The responses that may be typed when pg pauses can be divided into three
categories: those causing further perusal, those that search, and those
that modify the perusal environment.


Commands that cause further perusal normally take a preceding address, an
optionally signed number indicating the point from which further text
should be displayed. This address is interpreted in either pages or lines
depending on the command. A signed address specifies a point relative to
the current page or line, and an unsigned address specifies an address
relative to the beginning of the file. Each command has a default address
that is used if none is provided.


The perusal commands and their defaults are as follows:

(+1)<newline> or <blank>
This causes one page to be displayed. The
address is specified in pages.


(+1) l
With a relative address this causes pg to
simulate scrolling the screen, forward or
backward, the number of lines specified. With
an absolute address this command prints a
screenful beginning at the specified line.


(+1) d or ^D
Simulates scrolling half a screen forward or
backward.


if
Skip i screens of text.


iz
Same as <newline> except that i, if present,
becomes the new default number of lines per
screenful.


The following perusal commands take no address.

. or ^L
Typing a single period causes the current page of text to be
redisplayed.


$
Displays the last full window in the file. Use with caution
when the input is a pipe.


The following commands are available for searching for text patterns in
the text. The regular expressions are described on the regex(7) manual
page. They must always be terminated by a <newline>, even if the -n
option is specified.

i/pattern/
Search forward for the ith (default i=1) occurrence of
pattern. Searching begins immediately after the current
page and continues to the end of the current file, without
wrap-around.


i^pattern^


i?pattern?
Search backwards for the ith (default i=1) occurrence of
pattern. Searching begins immediately before the current
page and continues to the beginning of the current file,
without wrap-around. The ^ notation is useful for Adds 100
terminals which will not properly handle the ?.

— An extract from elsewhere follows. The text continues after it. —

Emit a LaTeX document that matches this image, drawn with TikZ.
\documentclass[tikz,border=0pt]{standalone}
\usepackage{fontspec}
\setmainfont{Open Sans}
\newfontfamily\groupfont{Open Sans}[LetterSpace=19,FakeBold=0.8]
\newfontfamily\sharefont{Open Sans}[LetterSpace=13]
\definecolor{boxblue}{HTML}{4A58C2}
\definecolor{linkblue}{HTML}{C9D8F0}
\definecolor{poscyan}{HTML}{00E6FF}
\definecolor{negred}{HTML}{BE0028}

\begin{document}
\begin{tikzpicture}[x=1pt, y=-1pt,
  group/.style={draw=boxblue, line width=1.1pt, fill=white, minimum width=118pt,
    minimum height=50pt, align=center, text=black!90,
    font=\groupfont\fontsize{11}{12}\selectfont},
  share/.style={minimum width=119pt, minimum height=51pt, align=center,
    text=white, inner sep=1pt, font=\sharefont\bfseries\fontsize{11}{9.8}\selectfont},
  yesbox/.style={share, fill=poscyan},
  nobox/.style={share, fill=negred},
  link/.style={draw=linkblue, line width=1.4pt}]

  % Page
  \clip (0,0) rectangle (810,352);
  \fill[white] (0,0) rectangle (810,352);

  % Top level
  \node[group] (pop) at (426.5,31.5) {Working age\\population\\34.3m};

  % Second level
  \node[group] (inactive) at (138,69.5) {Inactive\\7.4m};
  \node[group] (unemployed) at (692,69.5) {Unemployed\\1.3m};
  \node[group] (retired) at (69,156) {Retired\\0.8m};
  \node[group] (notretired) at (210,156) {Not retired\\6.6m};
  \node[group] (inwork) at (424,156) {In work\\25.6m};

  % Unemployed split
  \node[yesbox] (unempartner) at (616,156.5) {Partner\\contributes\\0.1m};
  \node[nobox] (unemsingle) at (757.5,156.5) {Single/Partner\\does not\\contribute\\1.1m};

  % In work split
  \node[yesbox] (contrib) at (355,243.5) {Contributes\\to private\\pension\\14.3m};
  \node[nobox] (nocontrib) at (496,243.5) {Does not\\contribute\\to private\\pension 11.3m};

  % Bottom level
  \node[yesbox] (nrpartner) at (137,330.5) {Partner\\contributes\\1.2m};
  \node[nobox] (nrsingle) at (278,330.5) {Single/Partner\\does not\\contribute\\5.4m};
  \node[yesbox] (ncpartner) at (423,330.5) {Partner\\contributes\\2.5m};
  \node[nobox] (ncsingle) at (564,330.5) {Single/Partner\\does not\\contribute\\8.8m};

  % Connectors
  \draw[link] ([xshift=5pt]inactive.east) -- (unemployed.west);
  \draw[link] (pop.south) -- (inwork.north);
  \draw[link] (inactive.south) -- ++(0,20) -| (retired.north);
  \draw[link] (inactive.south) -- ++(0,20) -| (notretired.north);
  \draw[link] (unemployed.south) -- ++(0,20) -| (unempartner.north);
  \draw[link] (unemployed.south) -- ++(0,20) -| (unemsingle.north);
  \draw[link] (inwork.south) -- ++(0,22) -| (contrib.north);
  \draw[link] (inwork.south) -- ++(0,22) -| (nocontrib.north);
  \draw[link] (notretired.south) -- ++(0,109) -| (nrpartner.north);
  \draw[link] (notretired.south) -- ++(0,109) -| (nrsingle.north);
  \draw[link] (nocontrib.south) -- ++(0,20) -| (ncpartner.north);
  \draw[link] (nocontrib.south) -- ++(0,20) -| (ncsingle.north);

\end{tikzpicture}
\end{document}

After searching, pg will normally display the line found at the top of
the screen. This can be modified by appending m or b to the search
command to leave the line found in the middle or at the bottom of the
window from now on. The suffix t can be used to restore the original
situation.


The user of pg can modify the environment of perusal with the following
commands:

in
Begin perusing the ith next file in the command line. The i
is an unsigned number, default value is 1.


ip
Begin perusing the ith previous file in the command line. i
is an unsigned number, default is 1.


iw
Display another window of text. If i is present, set the
window size to i.


s filename
Save the input in the named file. Only the current file
being perused is saved. The white space between the s and
filename is optional. This command must always be
terminated by a <newline>, even if the -n option is
specified.


h
Help by displaying an abbreviated summary of available
commands.


q or Q
Quit pg.


!command
Command is passed to the shell, whose name is taken from
the SHELL environment variable. If this is not available,
the default shell is used. This command must always be
terminated by a <newline>, even if the -n option is
specified.


At any time when output is being sent to the terminal, the user can hit
the quit key (normally CTRL-\) or the interrupt (break) key. This causes
pg to stop sending output, and display the prompt. The user may then
enter one of the above commands in the normal manner. Unfortunately, some
output is lost when this is done, because any characters waiting in the
terminal's output queue are flushed when the quit signal occurs.


If the standard output is not a terminal, then pg acts just like cat(1),
except that a header is printed before each file (if there is more than
one).

Large File Behavior


See largefile(7) for the description of the behavior of pg when
encountering files greater than or equal to 2 Gbyte ( 2^31 bytes).

EXAMPLES


Example 1: An example of the pg command.




The following command line uses pg to read the system news:


example% news | pg -p "(Page %d):"


ENVIRONMENT VARIABLES


See environ(7) for descriptions of the following environment variables
that affect the execution of pg: LC_CTYPE, LC_MESSAGES, and NLSPATH.


The following environment variables affect the execution of pg:

COLUMNS
Determine the horizontal screen size. If unset or NULL, use
the value of TERM, the window size, baud rate, or some
combination of these, to indicate the terminal type for the
screen size calculation.


LINES
Determine the number of lines to be displayed on the screen.
If unset or NULL, use the value of TERM, the window size, baud
rate, or some combination of these, to indicate the terminal
type for the screen size calculation.


SHELL
Determine the name of the command interpreter executed for a
!command.


TERM
Determine terminal attributes. Optionally attempt to search a
system-dependent database, keyed on the value of the TERM
environment variable. If no information is available, a
terminal incapable of cursor-addressable movement is assumed.


EXIT STATUS


The following exit values are returned:

0
Successful completion.


>0
An error occurred.


FILES


/tmp/pg*

temporary file when input is from a pipe


/usr/share/lib/terminfo/?/*

terminal information database


SEE ALSO


cat(1), grep(1), more(1), terminfo(5), attributes(7), environ(7),
largefile(7), regex(7)

NOTES


While waiting for terminal input, pg responds to BREAK, CTRL-C, and
CTRL-\ by terminating execution. Between prompts, however, these signals
interrupt pg's current task and place the user in prompt mode. These
should be used with caution when input is being read from a pipe, since
an interrupt is likely to terminate the other commands in the pipeline.


The terminal /, ^, or ? may be omitted from the searching commands.


If terminal tabs are not set every eight positions, undesirable results
may occur.


When using pg as a filter with another command that changes the terminal
I/O options, terminal settings may not be restored correctly.